Democrats still need the majority of toss-ups to go their way
The party currently has 205 solid, likely, and lean seats in its column. The GOP has 212—closer to the magic number of 218.
It is always possible for a cataclysmic event like 9/11 to upend the state of American politics, but failing that, it’s unlikely that anything will change the fundamental dynamics between now and the Nov. 3 election. Big shifts in momentum and direction often occur in presidential election years, but in midterms the table is set as early as the preceding year. Those dynamics more or less parallel the standing of the sitting president.
In the 574 weeks since Donald Trump descended the golden Trump Tower escalator to announce his presidential candidacy, thousands of impressions, positive and negative, have been left with Americans. At this point, there is little volatility in his numbers; his stock trades in a fairly narrow range, with most national approval ratings currently between 37 and 42 percent. Among only Democrats, his approval ratings are in the mid-single digits; independents approve of him in the 20s, and Republicans in the 80s.

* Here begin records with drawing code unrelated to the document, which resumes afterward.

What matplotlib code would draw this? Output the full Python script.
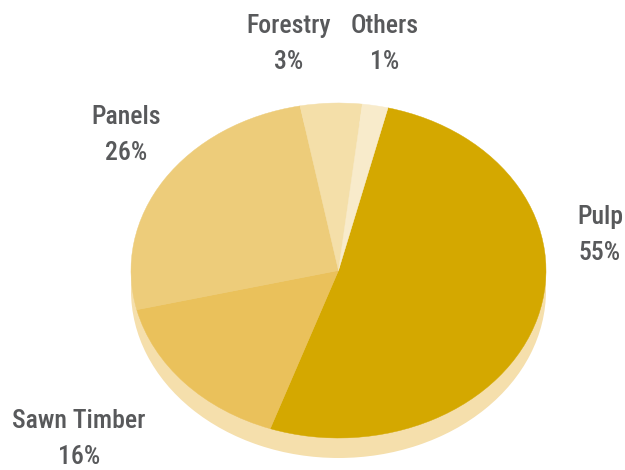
import matplotlib
matplotlib.use("Agg")
import matplotlib.pyplot as plt
from matplotlib import font_manager

categories = ["Pulp", "Sawn Timber", "Panels", "Forestry", "Others"]
pct_labels = [55, 16, 26, 3, 1]
# slice sizes as drawn in the picture (degrees of the ellipse, in %)
slice_sizes = [51.5, 15.9, 25.8, 4.8, 2.0]
colors = ["#D4A800", "#EAC15B", "#EDCC7A", "#F4DFA9", "#F8EBCB"]
shadow_color = "#F5DFAC"

W, H = 625, 470
cx, cy = 338.5, 270.5
rx, ry = 207.5, 167.5
depth = 20

fig = plt.figure(figsize=(W / 100, H / 100), dpi=100)
ax = fig.add_axes([0, 0, 1, 1])

cyu = H - cy
ax.pie([1], colors=[shadow_color], center=(0, -depth / ry), startangle=90,
       wedgeprops=dict(linewidth=0))
wedges, _ = ax.pie(slice_sizes, colors=colors, startangle=90 - 13.8, counterclock=False,
                   wedgeprops=dict(linewidth=0.3))
for w, c in zip(wedges, colors):
    w.set_edgecolor(c)
ax.set_aspect("auto")
ax.set_xlim(-cx / rx, (W - cx) / rx)
ax.set_ylim(-cyu / ry, (H - cyu) / ry)
ax.axis("off")

names = set(f.name for f in font_manager.fontManager.ttflist)
fam = "Roboto Condensed" if "Roboto Condensed" in names else (
    "Liberation Sans Narrow" if "Liberation Sans Narrow" in names else "Roboto")

label_pos = {
    "Pulp": (600, 217),
    "Sawn Timber": (79, 421),
    "Panels": (126, 117),
    "Forestry": (289, 26),
    "Others": (385, 26),
}
for name, p in zip(categories, pct_labels):
    x, y = label_pos[name]
    fig.text(x / W, 1 - y / H, name, ha="center", va="center", fontsize=18.5,
             color="#58595B", family=fam, fontstretch="condensed", fontweight="medium")
    fig.text(x / W, 1 - (y + 36) / H, f"{p}%", ha="center", va="center", fontsize=18.5,
             color="#58595B", family=fam, fontstretch="condensed", fontweight="medium")

fig.savefig("out.png", dpi=100)
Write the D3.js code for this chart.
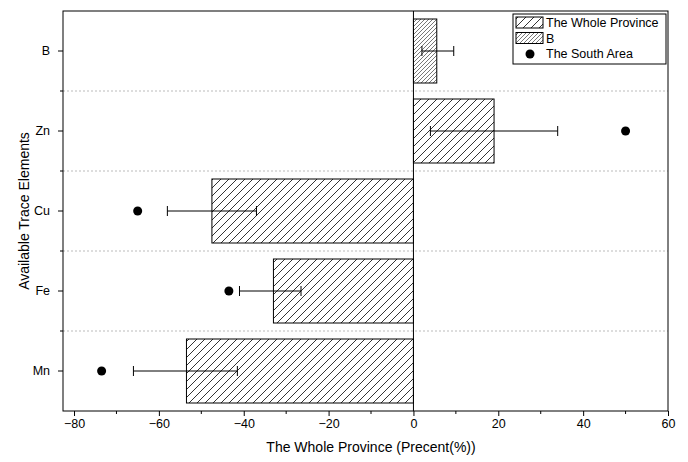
<!DOCTYPE html><html><head><script src="https://cdn.jsdelivr.net/npm/d3@7"></script>
<style>body{margin:0;background:#fff}text{font-family:Arial,"Liberation Sans",sans-serif}</style></head><body>
<svg id="c" width="688" height="462"></svg>
<script>
const categories=["B","Zn","Cu","Fe","Mn"];
const wholeProvince=[5.5,19,-47.5,-33,-53.5];
const errLow=[2,4,-58,-41,-66];
const errHigh=[9.5,34,-37,-26.5,-41.5];
const southArea=[null,50,-65,-43.5,-73.5];
const xTicks=[-80,-60,-40,-20,0,20,40,60];
const svg=d3.select("#c");
const L=63,R=668,T=11,B=411;
const x=d3.scaleLinear().domain([-82.6,60]).range([L,R]);
const y=d3.scaleBand().domain(categories).range([T,B]).paddingInner(0.2).paddingOuter(0.1);
const defs=svg.append("defs");
function pat(id,sz,col){const p=defs.append("pattern").attr("id",id).attr("patternUnits","userSpaceOnUse").attr("width",sz).attr("height",sz);
p.append("rect").attr("width",sz).attr("height",sz).attr("fill","#fff");
p.append("path").attr("d",`M0,${sz} L${sz},0 M${-sz/2},${sz/2} L${sz/2},${-sz/2} M${sz/2},${sz*1.5} L${sz*1.5},${sz/2}`).attr("stroke",col).attr("stroke-width",0.8);}
pat("h1",8,"#000");pat("h2",4,"#555");
const step=y.step();
const mids=categories.slice(1).map(c=>y(c)-y.paddingInner()*step/2);
mids.forEach(yy=>svg.append("line").attr("x1",L).attr("x2",R).attr("y1",yy).attr("y2",yy).attr("stroke","#bbb").attr("stroke-dasharray","2,2"));
svg.selectAll(".bar").data(categories).join("rect").attr("x",(c,i)=>x(Math.min(0,wholeProvince[i]))).attr("y",c=>y(c))
.attr("width",(c,i)=>Math.abs(x(wholeProvince[i])-x(0))).attr("height",y.bandwidth())
.attr("fill",(c,i)=>i==0?"url(#h2)":"url(#h1)").attr("stroke","#000").attr("stroke-width",1);
categories.forEach((c,i)=>{const cy=y(c)+y.bandwidth()/2;
svg.append("line").attr("x1",x(errLow[i])).attr("x2",x(errHigh[i])).attr("y1",cy).attr("y2",cy).attr("stroke","#000");
[errLow[i],errHigh[i]].forEach(v=>svg.append("line").attr("x1",x(v)).attr("x2",x(v)).attr("y1",cy-5).attr("y2",cy+5).attr("stroke","#000"));
if(southArea[i]!=null)svg.append("circle").attr("cx",x(southArea[i])).attr("cy",cy).attr("r",4.5).attr("fill","#000");});
svg.append("rect").attr("x",L).attr("y",T).attr("width",R-L).attr("height",B-T).attr("fill","none").attr("stroke","#000");
svg.append("line").attr("x1",x(0)).attr("x2",x(0)).attr("y1",T).attr("y2",B).attr("stroke","#000");
const xa=svg.append("g").attr("transform",`translate(0,${B})`).call(d3.axisBottom(x).tickValues(xTicks).tickFormat(d=>d<0?"\u2212"+(-d):d).tickSize(5).tickSizeOuter(0));
xa.select(".domain").remove();xa.selectAll("text").attr("font-size",12.5).attr("fill","#000");
d3.range(-70,60,20).forEach(v=>svg.append("line").attr("x1",x(v)).attr("x2",x(v)).attr("y1",B).attr("y2",B+3).attr("stroke","#000"));
const ya=svg.append("g").attr("transform",`translate(${L},0)`).call(d3.axisLeft(y).tickSize(5).tickSizeOuter(0));
ya.select(".domain").remove();ya.selectAll("text").attr("font-size",12.5).attr("fill","#000").attr("dx",-5);
mids.forEach(yy=>svg.append("line").attr("x1",L-3).attr("x2",L).attr("y1",yy).attr("y2",yy).attr("stroke","#000"));
svg.append("text").attr("x",x(-10)).attr("y",452).attr("text-anchor","middle").attr("font-size",14).text("The Whole Province (Precent(%))");
svg.append("text").attr("transform",`translate(29,${(T+B)/2}) rotate(-90)`).attr("text-anchor","middle").attr("font-size",14).text("Available Trace Elements");
const lg=svg.append("g").attr("transform","translate(513,14)");
lg.append("rect").attr("width",153).attr("height",50).attr("fill","#fff").attr("stroke","#000");
const items=[["The Whole Province","url(#h1)"],["B","url(#h2)"],["The South Area",null]];
items.forEach((it,i)=>{const yy=3+i*15.5;
if(it[1])lg.append("rect").attr("x",3).attr("y",yy).attr("width",27).attr("height",11).attr("fill",it[1]).attr("stroke","#000");
else lg.append("circle").attr("cx",17).attr("cy",yy+6).attr("r",4.5);
lg.append("text").attr("x",33).attr("y",yy+10).attr("font-size",12.5).text(it[0]);});
</script></body></html>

It’s a decent bet that when early votes are being cast four months from now, only the most problematic or accident-prone Democratic nominees will be in danger in the blue-hued, decidedly Democratic states and districts; there are very few defections these days, particularly in midterm elections. The combination of a home-field advantage in a favorable constituency and the strong partisan winds should make these races not-so-fair fights.
A full House with no vacancies means 218 seats is the magic number for a majority. Using the current Cook Political Report House ratings, there are 182 districts in the Solid Democratic category, 11 more are Likely Democrat, and 12 more are Lean Democrat, giving Democrats an edge in 205 seats, 13 short of 218.
On the Republican side, there are 186 seats rated Solid Republican, 18 more in the Likely Republican column, and eight that are Lean Republican, putting them at 212, six short of a majority.
Eighteen races are rated Toss Up. So Democrats must win 13 of the 18 to reach the magic 218. If they win all 18, they’ll hit 223.
With the prevailing winds, Democratic candidates in most states and districts will outperform their 2024, 2022, and 2020 counterparts. But, particularly in red districts, will they run enough ahead of the normal party performance to actually win? It is one thing to exceed the norm, maybe in some cases getting to 47 or 48 percent, or 49 percent. But for a Democrat running in a red state or district, the closer they come to 50 percent, the more natural resistance increases. Each point is incrementally if not exponentially more difficult to gain than the last.
That’s partly because in a state with a strong, natural partisan tilt, those who consider themselves independents tend to lean in the prevailing direction of the state. In other words, voters in Alabama or Texas who consider themselves independent are more likely to have a slight tilt to the right than independents in California or Massachusetts. The local political environment bleeds somewhat into the ranks of independents.
And let’s add one more relatively new consideration: Any Democrat running in a deeply red state or district can expect at least the possibility in a photo-finish race of local election officials or judges being less hospitable to the opposition party.
In the Senate, the only competitive blue-state Senate races are in Republican-held Maine, and the open, Democratic-held seats in Minnesota and New Hampshire. In a fair-fight year, or a bad year for Democrats, Minnesota and New Hampshire could easily become problems for Democrats. In this environment, they may be worth keeping an eye on but they’re not near the top of Democrats’ worries. The real blue-state problem for Democrats is in Maine, where Sen. Susan Collins is seeking a sixth term despite the state’s Democratic proclivities. The race is likely to come down to whether the focal point is Trump, who is pretty unpopular in the state, or on Democratic challenger Graham Platner. If it’s the former, Platner and Democrats should win; if it’s the latter, Collins will get her sixth term.
Just as in House races, the prevailing winds could get Democrats in red states into the high 40s in Senate contests, but maybe not higher.
Then there are the purple, swing states. Democrats are running former Gov. Roy Cooper in the open North Carolina seat. He’s a pretty strong favorite against former Republican National Committee Chair Michael Whatley. The race Democrats need to really worry about is in Michigan; the wrong nominee can make a race that looks somewhat promising into a complete disaster.
Parties whose base is consumed with hatred toward the opposition can hold distorted perspectives, and their idea of electability may be slightly skewed. Party stalwarts can struggle to put themselves in the shoes of the swing voters needed to actually win a competitive race. This is what happened to Republicans in 2022 and has happened before. There is a danger of Democrats nominating blue candidates in purple and red states, just as there is for Republicans to choose red candidates in purple and blue states. In my mind, that is the single biggest obstacle for Democrats this year: The party’s passion may reside much further to the left than that of the swing voters who will actually decide competitive races.